1516 senesinde yayınlanan Eflaklar (Karadağ-Romanya bölgesi sakinleri) adaletnamesinde yasaklanan suistimaller ve bid’atler sırasıyla şunlardır:
- Semendire sancağını yazmış olan eminler tarafından yeni deftere sancak beyi için harman vaktinde her köyden belli mikdarda arpa, buğday tayin edilmiştir. Bunun dışında hiç kimse halktan fazla bir şey istemeyecektir. Bal, yağ, koyun, kepenek gibi şeyler almayacaklar, kadılar da bunları önleyeceklerdir. Fakat paraları ile almak isterlerse reaya ve Eflaklar da satmaktan çekinmeyeceklerdir.
- Kanuna göre elli evden bir kişi olarak alınan hizmetçiye gelince, beyler daha çok hizmetkar istemekte ve daha uzun zaman hizmette tutmağa çalışmaktadırlar. Yahut sancak beyi hizmetkar yerine bazan para almak istermiş. Bu da yasak edilmiştir. Kanuna göre işlem yapılacaktır.
- Padişah kapısına mahpus göndermek veya sair devlet hizmetleri için davar ve adam gerekirse lüzumu kadar alınacak, bu bahane ile fazla davar çıkarmak veya karşılığında para istemek gibi yollara gidilmeyecektir. Sancak beyinin, kendi hizmeti için davar ve adam istemesi yasaktır.
- Eflakların hane başına ödedikleri flori resmini toplamak için gidenler, her yerin kadısı ile birlikte bu resmi toplayacaklar ve kendileri için hane başına sadece bir akçe florici, bir akçe katibi alacaktır. Ayrıca, bahşiş ve başka adlar altında, hiçbir şey istemeyeceklerdir.

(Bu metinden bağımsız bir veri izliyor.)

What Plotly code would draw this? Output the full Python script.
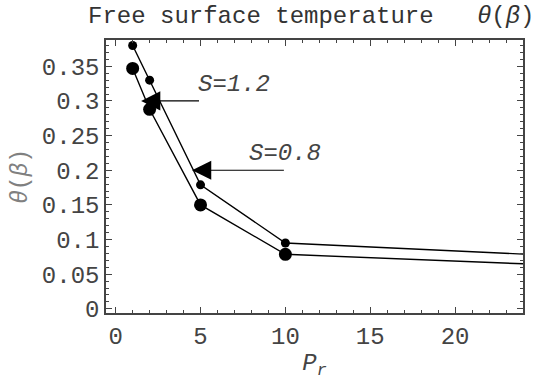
import plotly.graph_objects as go

# Data
pr = [1, 2, 5, 10, 25]
theta_s08 = [0.380, 0.330, 0.179, 0.095, 0.0779]   # S=0.8 (small dots)
theta_s12 = [0.347, 0.288, 0.150, 0.0787, 0.064]   # S=1.2 (large dots)

x_ticks = [0, 5, 10, 15, 20]
y_ticks = [0, 0.05, 0.1, 0.15, 0.2, 0.25, 0.3, 0.35]
y_tick_text = ["0", "0.05", "0.1", "0.15", "0.2", "0.25", "0.3", "0.35"]

MONO = "Liberation Mono"

fig = go.Figure()
fig.add_trace(go.Scatter(x=pr, y=theta_s08, mode="lines+markers",
                         line=dict(color="black", width=1.4),
                         marker=dict(color="black", size=9),
                         showlegend=False))
fig.add_trace(go.Scatter(x=pr, y=theta_s12, mode="lines+markers",
                         line=dict(color="black", width=1.4),
                         marker=dict(color="black", size=13),
                         showlegend=False))

axis_common = dict(showgrid=False, zeroline=False, showline=True,
                   linecolor="#444", linewidth=1.5, mirror="allticks",
                   ticks="inside", tickcolor="#444", ticklen=6, tickwidth=1,
                   tickfont=dict(family=MONO, size=24, color="#444"))

fig.update_xaxes(range=[-0.57, 24], tickvals=x_ticks,
                 minor=dict(ticks="inside", dtick=1, ticklen=3, tickcolor="#444"),
                 title=dict(text="<i>P</i><sub><i>r</i></sub>",
                            font=dict(family=MONO, size=24, color="#444"),
                            standoff=4),
                 **axis_common)
fig.update_yaxes(range=[-0.006, 0.388], tickvals=y_ticks, ticktext=y_tick_text,
                 minor=dict(ticks="inside", dtick=0.01, ticklen=3, tickcolor="#444"),
                 title=dict(text="<i>θ</i>(<i>β</i>)",
                            font=dict(family=MONO, size=23, color="#808080"),
                            standoff=8),
                 **axis_common)

# Arrow labels
for tip_x, tip_y, tail_x in [(1.5, 0.3, 5.0), (4.5, 0.2, 10.0)]:
    fig.add_annotation(x=tip_x, y=tip_y, ax=tail_x, ay=tip_y, xref="x", yref="y",
                       axref="x", ayref="y", showarrow=True, arrowhead=2,
                       arrowsize=3.2, arrowwidth=1.2, arrowcolor="black", text="")
fig.add_annotation(x=4.74, y=0.3245, xref="x", yref="y", xanchor="left",
                   showarrow=False, text="<i>S=1.2</i>",
                   font=dict(family=MONO, size=24, color="#444"))
fig.add_annotation(x=7.75, y=0.224, xref="x", yref="y", xanchor="left",
                   showarrow=False, text="<i>S=0.8</i>",
                   font=dict(family=MONO, size=24, color="#444"))

fig.update_layout(
    width=534, height=380,
    margin=dict(l=106, r=9, t=40, b=62),
    paper_bgcolor="white", plot_bgcolor="white",
    title=dict(text="Free surface temperature\u00a0\u00a0\u00a0<i>θ</i>(<i>β</i>)",
               x=88 / 534, xanchor="left", xref="container",
               y=1 - 15 / 380, yanchor="middle", yref="container",
               pad=dict(l=0, r=0, t=0, b=0),
               font=dict(family=MONO, size=24, color="#333")),
)

fig.write_html("out.html")
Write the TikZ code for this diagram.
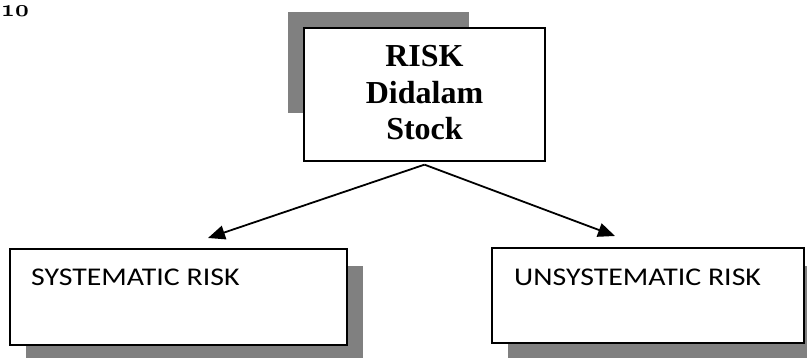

- Eflaklar, sancak beyine ev yapmak mecburiyetinde değillerdir. Ancak voyvoda için her nahiyede belli bir yerde nahiye halkı bir ev yapar ve tamirine bakar. Her gelen voyvoda orada oturur.
- Voyvoda, halktan istediğini parası ile ala. Para cezası veya siyaset cezaları hususunda kadının izni olmadan kendiliğinden hareket etmeye ve reayayı tutuklamaya. Voyvodalar zorla ot, arpa, saman ve tavuk almayalar.
- Eflakların çayırlarına, bahçelerine, tahıllarına ve terekelerine ve otlaklarına, sancak beyi ve adamları at salıverip zarar verdirmeyeceklerdir. Seyislerin reayadan yem ve yiyecek almasına müsade etmeyecektir.
- Domuzlar bir kimsenin tımarında otlamıyorsa, otlak hakkı alınamaz.
- Yeni gelen voyvodanın, primi (köy kethüdaları) birer karın yağ, birer kebe (kepenek) alması da yasaklanmıştır.
- Muharebe zamanında sancak beyleri voyvodaları ve subaşıları, knezler. (nahiye kethüdaları) ve primikurlar, Eflakların zorla atlarını, silahlarını alıyorlarmış. Bu da men edilmiştir.
- Hıristiyan köylerinde oturan Müslümanlardan hıristiyanlara zarar gelmiyorsa yerinde kalabilirler. Aksi halde yerlerinden göçürülecek. Müslümanlar bir arada oturacaklardır.
- Bu adaletname ile eski Despot Kanunu da kaldırılmıştır. (Despot Kanunu, bazı davaları Eflakların kendi aralarında hal etmeleridir. Bu adaletname ile her türlü ihtilafın kadı ve sancak beyi marifetiyle halledilmesi emredilmektedir).